Ironis memang, sementara album ini menyerang invasi budaya luar, album ini justru meminjam fondasi Progressive Rock yang juga budaya luar. Namun, menilik semangat zaman (Zeitgeist), cara yang ditempuh Guruh Gipsy bisa dikatakan cerdas. Dengan ramuan tersebut, audiens yang dijaring justru meluas. Konon, album ini sukses menjadi buah bibir komunitas Progressive Rock internasional. Jadi, pemanfaatan pakem Progressive Rock dalam album ini bukanlah pernyataan menyerah budaya lokal. Sebaliknya, ini adalah usaha mendompleng kejayaan Progressive Rock yang tengah berjaya guna menyampaikan semua pesan dalam album ini.

Dengan komposisi tersebut, album ini kandas secara komersial. Namun, di sisi lain album yang dicetak terbatas (5000 keping oleh PT Pramaqua) ini kerap kali dipandang sebagai salah satu pencapaian artistik terbaik dalam sejarah musik lokal. Meskipun bukan yang pertama dan satu-satunya yang mencampur idiom musik lokal dengan musik populer barat (Shark Move sudah lebih dulu serta Harry Roesli juga mengeluarkan album Tiga Bendera yang kental nuansa Karawitan Sunda di tahun yang sama), setidaknya album ini menjadi salah satu titik penting dalam tren perkawinan dua jenis musik tersebut.

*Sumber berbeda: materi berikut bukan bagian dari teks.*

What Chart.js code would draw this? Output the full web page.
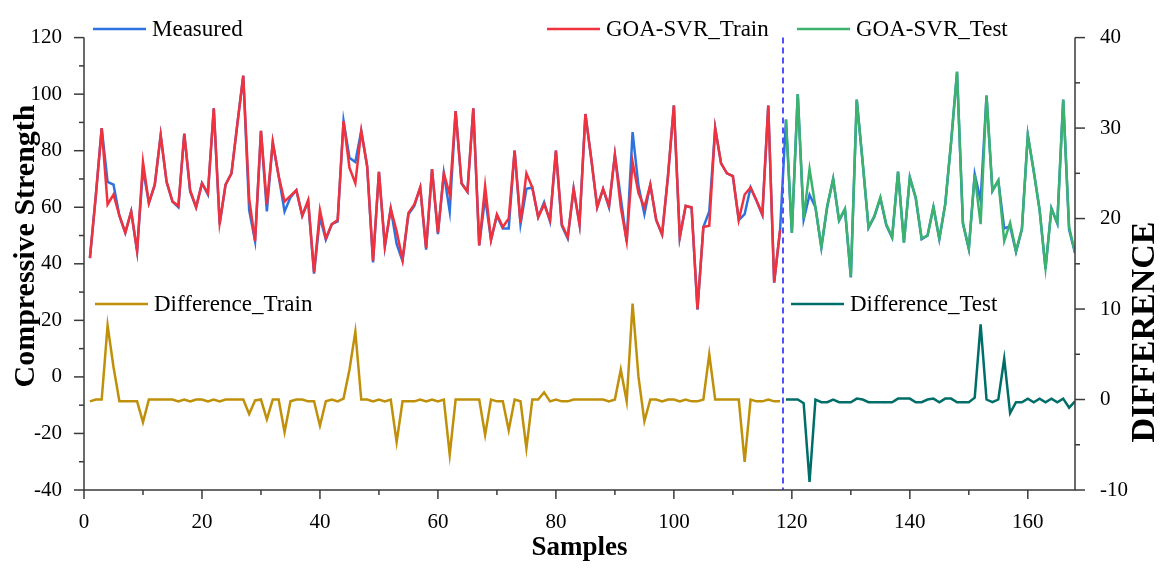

Belum lagi, legasi album ini masih bisa dirasakan dalam karya musisi sesudahnya, seperti Krakatau, Discus, dan Simak Dialog. Di samping itu, album ini juga menjadi titik awal tren lirik bernuansa Sansekerta seperti yang bisa kita simak dalam album Sabda Alam milik Chrisye yang memuat, salah satunya, Smaradhana dalam versi yang lebih pop. Bisa jadi, warisan gaya lirik ini juga menjangkau generasi dua dekade berikutnya. Bukankah lirik Katon Bagaskara dalam lagu Saujana memiliki senyawa yang dimiliki Smaradhana?


Sayangnya, mendapatkan album ini tidak mudah. Jadi wajar kalau sebagian teman anda tetap bebal merefensikan King Crimson dkk dibanding Guruh Gipsy. Tapi, jika anda berhasil mendapatkan album ini—baik kaset, plat atau file digitalnya—cobalah nikmati barang sejenak lalu mungkin, suatu saat nanti, kita bisa meminjam manifesto Sungsang Lebam Telak untuk kita teriakkan lantang ke audien musik barat di luar sana “Musik kalian jelek, Musik kami bagus!”